Graduate Interdisciplinary Seminar

GIS report -17/02/17

This week we had two fascinating presentations by Tamara Saggini and Gabriele Rota, respectively talking about Eretrian archaeological remains from the archaic and classical periods and the role of Italian renaissance humanists in the rediscovery and preservation of classical texts.

In the first part of the seminar, Tamara presented a paper with the title “Eretria Between History and Archaeology: From Pisistratus To the Persian Sack”. Eretria is a small city on the south-western shore of the island of Euboea in Greece. Whereas its archaeological remains suggest that the ancient city greatly developed in the 6th century BCE, only a few controversial literary sources tell us about its history, its political system, and its economical networks at that time. It thus remains difficult to offer a global picture of Eretria and its development between the beginning of the sixth and the beginning of the fifth century BCE, when it was allegedly sacked by the Persians. Past excavations have on the other hand delivered a big quantity of pottery, which has never been studied. As a matter of fact pottery is the material most frequently recovered in any excavation and it is mainly thanks to the pottery that we are able to understand the every-day life and the changes within a society or a community. In her presentation, Tamara has addressed the following questions: what can be drawn by combining the historical sources and the archaeological evidence?
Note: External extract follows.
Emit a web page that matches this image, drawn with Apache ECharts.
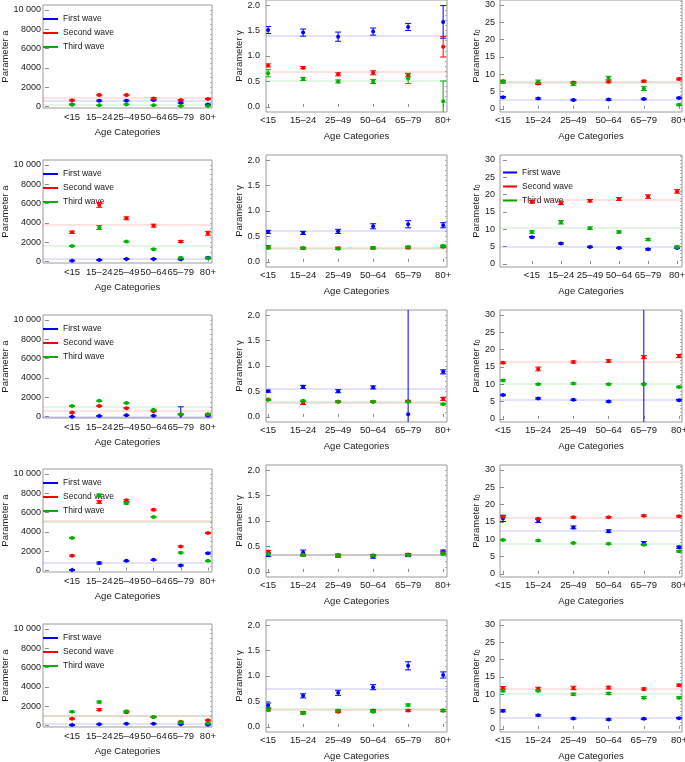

How can we replace Eretria in the history of the archaic Greek world?

In the second half of the seminar, Gabriele gave a paper entitled: “Rediscovery, Recomposition, Dissemination: Poggio’s Florentine stemmata of Latin classics”. The Florentine humanist and manuscript-hunter Poggio Bracciolini (1380–1459) is mostly famous for his vitriolic controversies with Lorenzo Valla (1407–57) at the Roman Curia, and for having rediscovered many classical texts while travelling around central European libraries as a papal legate in the years of the Council of Constance (1414–17): humanists would then gather together and search for better exemplar of known texts, complete versions of known but defective works, and manuscripts of authors that were altogether new. Poggio’s contribution to this Golden Age of humanism was indeed astonishing: he alone rediscovered several Ciceronian speeches, Lucretius’ De rerum natura, Manilius’ Astronomica, Silius Italicus’ Punica, Asconius Pedianus, Valerius Flaccus’ Argonautica, a complete Quintilian; Ammianus Marcellinus, Columella’s De re rustica; and Petronius’ Cena Trimalchionis.

In this paper, Gabriele has considered the stemmatic significance of these discoveries, by identifying and describing three types of stemmata and providing an example for each: (1) Poggio’s rediscovery of a text: his manuscript is at the top of the stemma (Asconius); (2) Poggio’s recomposition of a mutilated text: the stemma became hybrid after Poggio’s addition (Quintilian); (3) Poggio’s dissemination of a known text: his manuscript is at the bottom of the stemma and there produced a great number of humanistic, mostly Florentine, descendants (Cicero’s Ad Atticum). Stemmata of types (1) and (2) have been studied extensively (collation of Poggio’s manuscripts is in this case what makes editions possible), but, Gabriele has shown, there is much left to be done; stemmata of type (3), on the other hand, have suffered the undeserved prejudice of having no direct editorial relevance, and of being therefore useless. However, Gabriele has argued, besides being often sources of good conjectures commonly accepted by editors, these stemmata are not useless historically, not to mention their key-role in the reconstruction of Poggio’s classical library.